Türkiye İstatistik Kurumu'nun verilerine göre 2016 yılında Türkiye'de sebze üretim miktarının 30,3 milyon ton, meyve üretim miktarının ise 19 milyon ton olarak gerçekleştiği hatırlatılan açıklamada, "Ülkemiz toplam 49,3 milyon tonluk sebze ve meyve üretimi ile dünyada sayılı ülkeler arasında yer almaktadır. Ülkemizin üretimde gösterdiği bu başarının pazarlama aşamasında da kesintisiz sürdürülmesine yönelik olarak Bakanlığımızca son dönemde; sebze ve meyve ticaretinde izlenebilirliğin sağlanması ve kayıt dışılığın azaltılması, toptancı hallerinin modernizasyonu, üretici örgütlerinin pazarlama aşamasında aktif hale gelmesi, başlıkları altında özetlenebilecek çok önemli çalışmalar gerçekleştirilmekteyiz. Ayrıca sebze ve meyve ticaretimizdeki yüksek zayi oranının düşürülmesi ve bu şekilde arz dalgalanmalarının engellenerek fiyatların enflasyon üzerine etkisinin azaltılması bir diğer önemli çalışma alanımızdır" denildi.

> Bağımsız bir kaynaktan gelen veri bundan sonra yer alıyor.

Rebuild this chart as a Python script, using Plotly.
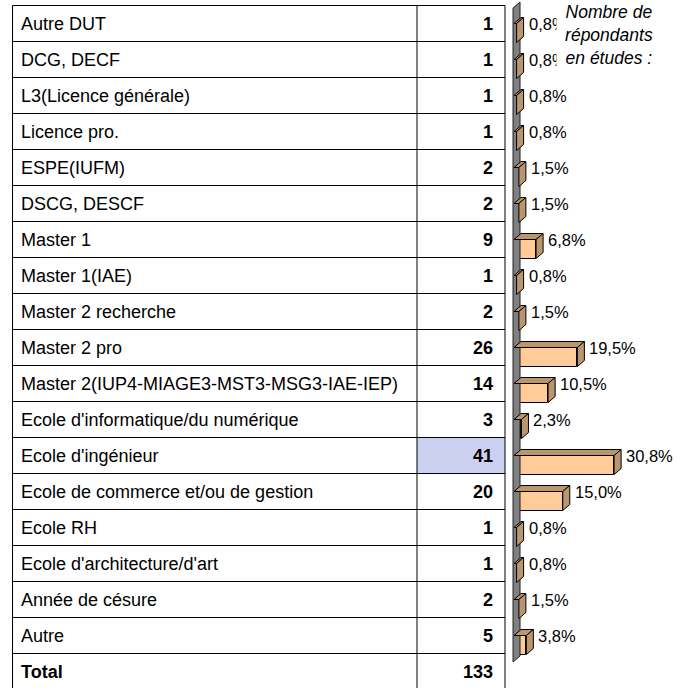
import plotly.graph_objects as go

categories = ["Autre DUT", "DCG, DECF", "L3(Licence générale)", "Licence pro.", "ESPE(IUFM)",
              "DSCG, DESCF", "Master 1", "Master 1(IAE)", "Master 2 recherche", "Master 2 pro",
              "Master 2(IUP4-MIAGE3-MST3-MSG3-IAE-IEP)", "Ecole d'informatique/du numérique",
              "Ecole d'ingénieur", "Ecole de commerce et/ou de gestion", "Ecole RH",
              "Ecole d'architecture/d'art", "Année de césure", "Autre"]
counts = [1, 1, 1, 1, 2, 2, 9, 1, 2, 26, 14, 3, 41, 20, 1, 1, 2, 5]
percents = [0.8, 0.8, 0.8, 0.8, 1.5, 1.5, 6.8, 0.8, 1.5, 19.5, 10.5, 2.3, 30.8, 15.0, 0.8, 0.8, 1.5, 3.8]
total_label = "Total"
total_count = 133
note_text = "Nombre de<br>répondants<br>en études :"

W, H = 693, 688
ROW_PX = 36.0
TOP_PX = 5.5
PX_PER_PCT = 3.25
ZERO_PX = 514

FONT = "Liberation Sans, Arial, sans-serif"
TSIZE = 18
PSIZE = 16.5
FRONT = "#FFCC99"
SIDE = "#B9966E"
WALL = "#808080"

n = len(categories)
nrows = n + 1

def px2row(py):
    return (py - TOP_PX) / ROW_PX - 0.5

y_top = px2row(0)
y_bot = px2row(H)

fig = go.Figure()

dx = 7 / PX_PER_PCT      # depth in percent units
dy = 6 / ROW_PX          # depth in row units
bar_h = 19 / ROW_PX

# wall
wx0 = -0.3
wt = px2row(8)
wb = px2row(662)
fig.add_trace(go.Scatter(
    x=[wx0, wx0, wx0 + dx, wx0 + dx, wx0], y=[wb, wt, wt - dy, wb - dy, wb],
    xaxis="x2", yaxis="y", mode="lines", fill="toself", fillcolor=WALL,
    line=dict(color="#222222", width=1), hoverinfo="skip", showlegend=False))

# front faces
fig.add_trace(go.Bar(
    x=percents, y=[i + bar_h / 2 for i in range(n)], base=0, width=bar_h,
    orientation="h", xaxis="x2", yaxis="y",
    marker=dict(color=FRONT, line=dict(color="#000000", width=1)),
    hoverinfo="skip", showlegend=False))

# top and side faces
for i, p in enumerate(percents):
    yt = i
    yb = i + bar_h
    fig.add_trace(go.Scatter(
        x=[0, p, p + dx, dx, 0], y=[yt, yt, yt - dy, yt - dy, yt],
        xaxis="x2", yaxis="y", mode="lines", fill="toself", fillcolor=SIDE,
        line=dict(color="#000000", width=1), hoverinfo="skip", showlegend=False))
    fig.add_trace(go.Scatter(
        x=[p, p + dx, p + dx, p, p], y=[yt, yt - dy, yb - dy, yb, yt],
        xaxis="x2", yaxis="y", mode="lines", fill="toself", fillcolor=SIDE,
        line=dict(color="#000000", width=1), hoverinfo="skip", showlegend=False))

shapes = []
imax = counts.index(max(counts))
shapes.append(dict(type="rect", xref="x", yref="y", x0=417, x1=505,
                   y0=imax - 0.5, y1=imax + 0.5, fillcolor="#CBCFF0",
                   line=dict(width=0), layer="below"))
for k in range(nrows + 1):
    shapes.append(dict(type="line", xref="x", yref="y", x0=12.5, x1=505,
                       y0=k - 0.5, y1=k - 0.5, line=dict(color="#000000", width=1)))
for xv in [12.5, 417, 505]:
    shapes.append(dict(type="line", xref="x", yref="y", x0=xv, x1=xv,
                       y0=-0.5, y1=nrows - 0.5, line=dict(color="#000000", width=1)))

annotations = []
for i, (c, v) in enumerate(zip(categories, counts)):
    annotations.append(dict(x=19, y=i, xref="x", yref="y", text=c, showarrow=False,
                            xanchor="left", yanchor="middle",
                            font=dict(family=FONT, size=TSIZE, color="#000000")))
    annotations.append(dict(x=495, y=i, xref="x", yref="y", text=f"<b>{v}</b>", showarrow=False,
                            xanchor="right", yanchor="middle",
                            font=dict(family=FONT, size=TSIZE, color="#000000")))
annotations.append(dict(x=19, y=n, xref="x", yref="y", text=f"<b>{total_label}</b>", showarrow=False,
                        xanchor="left", yanchor="middle",
                        font=dict(family=FONT, size=TSIZE, color="#000000")))
annotations.append(dict(x=495, y=n, xref="x", yref="y", text=f"<b>{total_count}</b>", showarrow=False,
                        xanchor="right", yanchor="middle",
                        font=dict(family=FONT, size=TSIZE, color="#000000")))

for i, p in enumerate(percents):
    annotations.append(dict(x=p + dx, y=i, xref="x2", yref="y",
                            text=f"{p:.1f}%".replace(".", ","), showarrow=False,
                            xanchor="left", yanchor="middle", xshift=3,
                            font=dict(family=FONT, size=PSIZE, color="#000000")))

annotations.append(dict(x=609, y=1, xref="x", yref="paper", text=f"<i>{note_text}</i>",
                        showarrow=False, xanchor="center", yanchor="top",
                        align="center", width=102, bgcolor="#FFFFFF", borderpad=1,
                        font=dict(family=FONT, size=17.5, color="#000000")))

fig.update_layout(
    width=W, height=H, margin=dict(l=0, r=0, t=0, b=0),
    paper_bgcolor="#FFFFFF", plot_bgcolor="#FFFFFF",
    xaxis=dict(range=[0, W], visible=False, fixedrange=True),
    xaxis2=dict(range=[-ZERO_PX / PX_PER_PCT, (W - ZERO_PX) / PX_PER_PCT],
                overlaying="x", anchor="y", visible=False, fixedrange=True),
    yaxis=dict(range=[y_bot, y_top], visible=False, fixedrange=True),
    shapes=shapes, annotations=annotations, bargap=0, showlegend=False,
)

fig.write_html("out.html", config={"displayModeBar": False},
               post_script="document.body.style.margin='0';")
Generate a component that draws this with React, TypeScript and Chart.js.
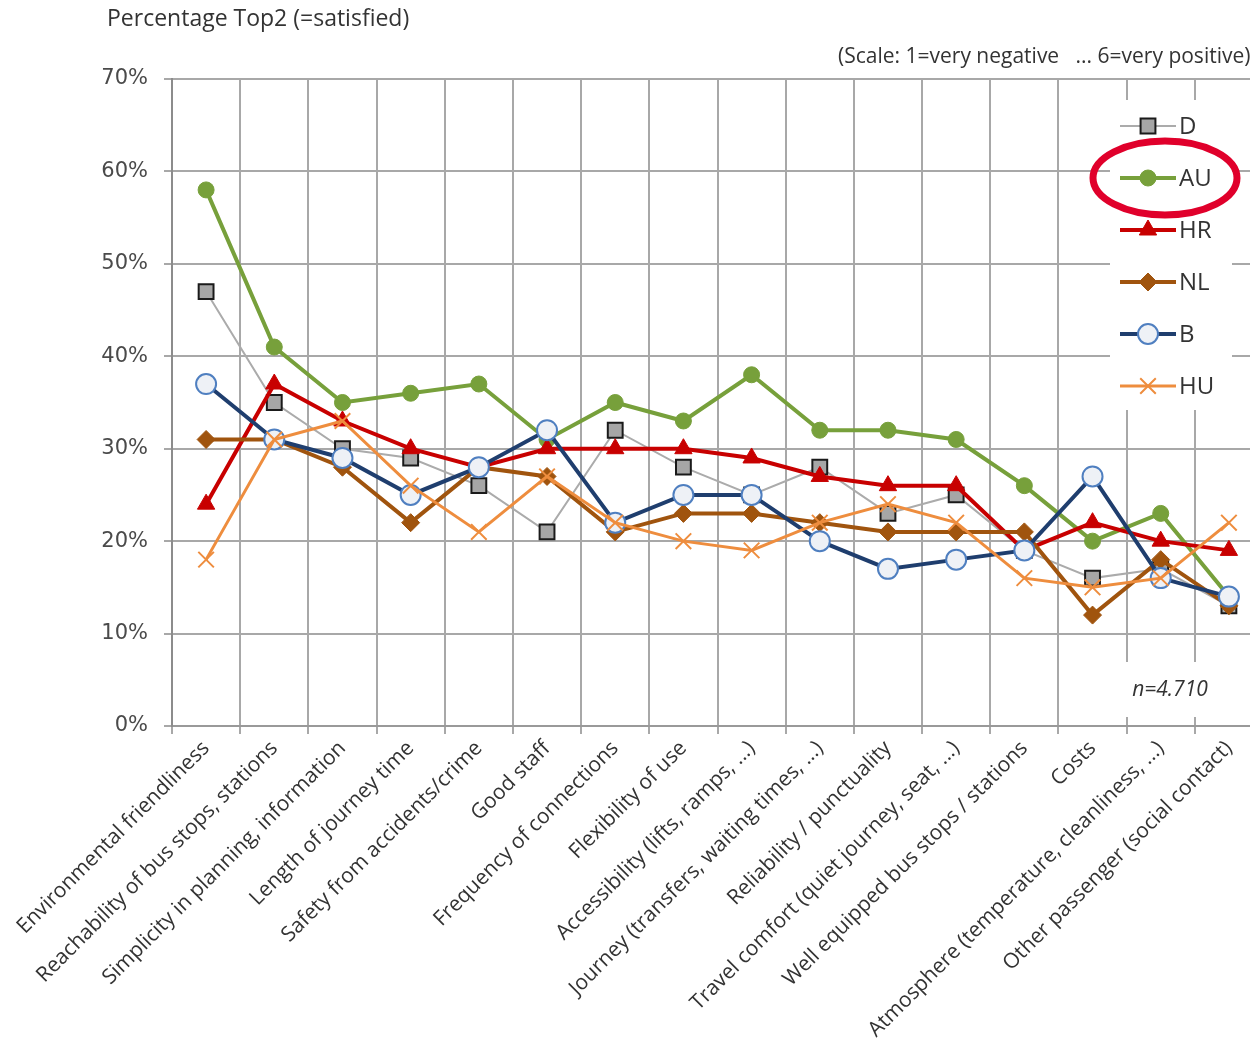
import React, { useEffect, useRef } from 'react';
import { Chart, registerables } from 'chart.js';

Chart.register(...registerables);

const categories = [
  'Environmental friendliness',
  'Reachability of bus stops, stations',
  'Simplicity in planning, information',
  'Length of journey time',
  'Safety from accidents/crime',
  'Good staff',
  'Frequency of connections',
  'Flexibility of use',
  'Accessibility (lifts, ramps, ...)',
  'Journey (transfers, waiting times, ...)',
  'Reliability / punctuality',
  'Travel comfort (quiet journey, seat, ...)',
  'Well equipped bus stops / stations',
  'Costs',
  'Atmosphere (temperature, cleanliness, ...)',
  'Other passenger (social contact)',
];

const seriesNames = ['D', 'AU', 'HR', 'NL', 'B', 'HU'];
const valuesD = [47, 35, 30, 29, 26, 21, 32, 28, 25, 28, 23, 25, 19, 16, 17, 13];
const valuesAU = [58, 41, 35, 36, 37, 31, 35, 33, 38, 32, 32, 31, 26, 20, 23, 14];
const valuesHR = [24, 37, 33, 30, 28, 30, 30, 30, 29, 27, 26, 26, 19, 22, 20, 19];
const valuesNL = [31, 31, 28, 22, 28, 27, 21, 23, 23, 22, 21, 21, 21, 12, 18, 13];
const valuesB = [37, 31, 29, 25, 28, 32, 22, 25, 25, 20, 17, 18, 19, 27, 16, 14];
const valuesHU = [18, 31, 33, 26, 21, 27, 22, 20, 19, 22, 24, 22, 16, 15, 16, 22];

const yMin = 0;
const yMax = 70;
const yStep = 10;

const titleText = 'Percentage Top2 (=satisfied)';
const scaleText = '(Scale: 1=very negative   ... 6=very positive)';
const nText = 'n=4.710';
const highlighted = 'AU';

const W = 1276;
const H = 1053;

function drawMarker(ctx: CanvasRenderingContext2D, style: string, x: number, y: number, r: number, fill: string, stroke: string, bw: number) {
  ctx.save();
  ctx.fillStyle = fill;
  ctx.strokeStyle = stroke;
  ctx.lineWidth = bw;
  ctx.beginPath();
  if (style === 'rect') {
    const s = Math.SQRT1_2 * r;
    ctx.rect(x - s, y - s, 2 * s, 2 * s);
    ctx.fill();
    ctx.stroke();
  } else if (style === 'circle') {
    ctx.arc(x, y, r, 0, Math.PI * 2);
    ctx.fill();
    ctx.stroke();
  } else if (style === 'triangle') {
    ctx.moveTo(x, y - r);
    ctx.lineTo(x + r * 0.866, y + r * 0.5);
    ctx.lineTo(x - r * 0.866, y + r * 0.5);
    ctx.closePath();
    ctx.fill();
    ctx.stroke();
  } else if (style === 'rectRot') {
    ctx.moveTo(x, y - r);
    ctx.lineTo(x + r, y);
    ctx.lineTo(x, y + r);
    ctx.lineTo(x - r, y);
    ctx.closePath();
    ctx.fill();
    ctx.stroke();
  } else if (style === 'crossRot') {
    const s = Math.SQRT1_2 * r;
    ctx.moveTo(x - s, y - s);
    ctx.lineTo(x + s, y + s);
    ctx.moveTo(x - s, y + s);
    ctx.lineTo(x + s, y - s);
    ctx.stroke();
  }
  ctx.restore();
}

const overlayPlugin = {
  id: 'overlay',
  afterDraw(chart: any) {
    const ctx: CanvasRenderingContext2D = chart.ctx;
    ctx.save();
    ctx.fillStyle = '#333333';
    ctx.textBaseline = 'middle';
    ctx.textAlign = 'left';
    ctx.font = '23px "Open Sans"';
    ctx.fillText(titleText, 107, 19, 308);
    ctx.font = '21px "Open Sans"';
    ctx.fillText(scaleText, 838, 57, 414);

    // n box
    ctx.fillStyle = '#ffffff';
    ctx.fillRect(1112, 662, 116, 55);
    ctx.fillStyle = '#333333';
    ctx.font = 'italic 21px "Open Sans"';
    ctx.textAlign = 'center';
    ctx.fillText(nText, 1170, 690);

    // legend
    ctx.fillStyle = '#ffffff';
    ctx.fillRect(1110, 100, 122, 310);
    const ds = chart.data.datasets;
    const y0 = 126;
    const dy = 52;
    ds.forEach((d: any, i: number) => {
      const y = y0 + i * dy;
      ctx.save();
      ctx.strokeStyle = d.borderColor;
      ctx.lineWidth = d.borderWidth;
      ctx.beginPath();
      ctx.moveTo(1120, y);
      ctx.lineTo(1176, y);
      ctx.stroke();
      ctx.restore();
      drawMarker(ctx, d.pointStyle, 1148, y, d.pointRadius, d.pointBackgroundColor, d.pointBorderColor, d.pointBorderWidth);
      ctx.fillStyle = '#333333';
      ctx.font = '24px "Open Sans"';
      ctx.textAlign = 'left';
      ctx.textBaseline = 'middle';
      ctx.fillText(d.label, 1179, y + 1);
      if (d.label === highlighted) {
        ctx.save();
        ctx.strokeStyle = '#e0002b';
        ctx.lineWidth = 7;
        ctx.beginPath();
        ctx.ellipse(1165, y, 72, 37, 0, 0, Math.PI * 2);
        ctx.stroke();
        ctx.restore();
      }
    });
    ctx.restore();
  },
};

export default function App() {
  const ref = useRef<HTMLCanvasElement | null>(null);
  useEffect(() => {
    if (!ref.current) return;
    const mk = (label: string, data: number[], color: string, width: number, style: string, r: number, fill: string, stroke: string, bw: number, order: number) => ({
      label,
      data,
      borderColor: color,
      backgroundColor: color,
      borderWidth: width,
      pointStyle: style,
      pointRadius: r,
      pointHoverRadius: r,
      pointBackgroundColor: fill,
      pointBorderColor: stroke,
      pointBorderWidth: bw,
      tension: 0,
      fill: false,
      order,
    });
    const chart = new Chart(ref.current, {
      type: 'line',
      data: {
        labels: categories,
        datasets: [
          mk(seriesNames[0], valuesD, '#ababab', 2, 'rect', 10.5, '#a6a6a6', '#1a1a1a', 2, 5),
          mk(seriesNames[1], valuesAU, '#77a03b', 4, 'circle', 8, '#77a03b', '#77a03b', 1, 4),
          mk(seriesNames[2], valuesHR, '#c80000', 4, 'triangle', 10, '#c80000', '#c80000', 1, 3),
          mk(seriesNames[3], valuesNL, '#a0540e', 4, 'rectRot', 9, '#a0540e', '#a0540e', 1, 2),
          mk(seriesNames[4], valuesB, '#1f3e6e', 4, 'circle', 10, '#eef1f6', '#4f7fc0', 2, 1),
          mk(seriesNames[5], valuesHU, '#ee8d3e', 3, 'crossRot', 11, '#ee8d3e', '#ee8d3e', 2, 0),
        ],
      },
      options: {
        animation: false,
        responsive: false,
        devicePixelRatio: 1,
        layout: { padding: { left: 0, top: 79, right: 2, bottom: 0 } },
        plugins: {
          legend: { display: false },
          tooltip: { enabled: false },
          title: { display: false },
        },
        scales: {
          x: {
            type: 'category',
            offset: true,
            grid: { offset: true, color: '#a8a8a8', lineWidth: 2, tickLength: 8, drawTicks: true },
            border: { color: '#999999', width: 2 },
            ticks: {
              autoSkip: false,
              minRotation: 45,
              maxRotation: 45,
              color: '#333333',
              font: { family: 'Open Sans', size: 21 },
              padding: 2,
            },
            afterFit(scale: any) {
              scale.height = H - 726;
              scale.paddingLeft = 0;
              scale.paddingRight = 0;
            },
          },
          y: {
            min: yMin,
            max: yMax,
            grid: { color: '#a8a8a8', lineWidth: 2, tickLength: 8 },
            border: { color: '#8c8c8c', width: 2 },
            ticks: {
              stepSize: yStep,
              color: '#4a4a4a',
              font: { family: 'DejaVu Sans', size: 21 },
              padding: 16,
              callback: (v: any) => v + '%',
            },
            afterFit(scale: any) {
              scale.width = 172;
            },
          },
        },
      },
      plugins: [overlayPlugin],
    } as any);
    return () => chart.destroy();
  }, []);
  return (
    <div style={{ position: 'fixed', left: 0, top: 0, width: 1250, height: 1053, overflow: 'hidden', background: '#fff' }}>
      <div style={{ width: W, height: H }}>
        <canvas ref={ref} width={W} height={H} style={{ width: W, height: H, display: 'block' }} />
      </div>
    </div>
  );
}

Sebze ve meyvelerin yaklaşık yüzde 20 ila 25’inin pazarlama aşamasında zayi olduğunun altını çizen bakanlık açıklamasında ürüne göre bu zayi oranının yüzde 40’lara kadar vardığı kaydedildi.

Söz konusu çalışmaların hayata geçirilmesiyle birlikte sebze ve meyvelerin ön soğutmaya tabi tutulması, frigorifik araçlar ile taşınması ve soğuk hava depolarında muhafaza edilmesi, diğer bir ifadeyle soğuk zincirin kurulmasının sağlanacağı açıklamada, "Tüm bu çalışmalarla yüksek zayi oranının azaltılması suretiyle piyasaya arz miktarı artacak bu durum perakende satış fiyatlarını orta vadede olumlu etkileyecektir. Standart uygulamalar aynı zamanda lojistik maliyetleri de düşürecektir. Ve dahası iklim koşullarından kaynaklı arz dalgalanmalarının önüne geçilebilecektir. Ve belki de ön önemlisi sebze ve meyvelerin hasat yerinden tüketicilerimizin mutfağına daha hijyenik ortamda ve gıda güvenilirliğine uygun şekilde gelmesi sağlanacaktır" denildi.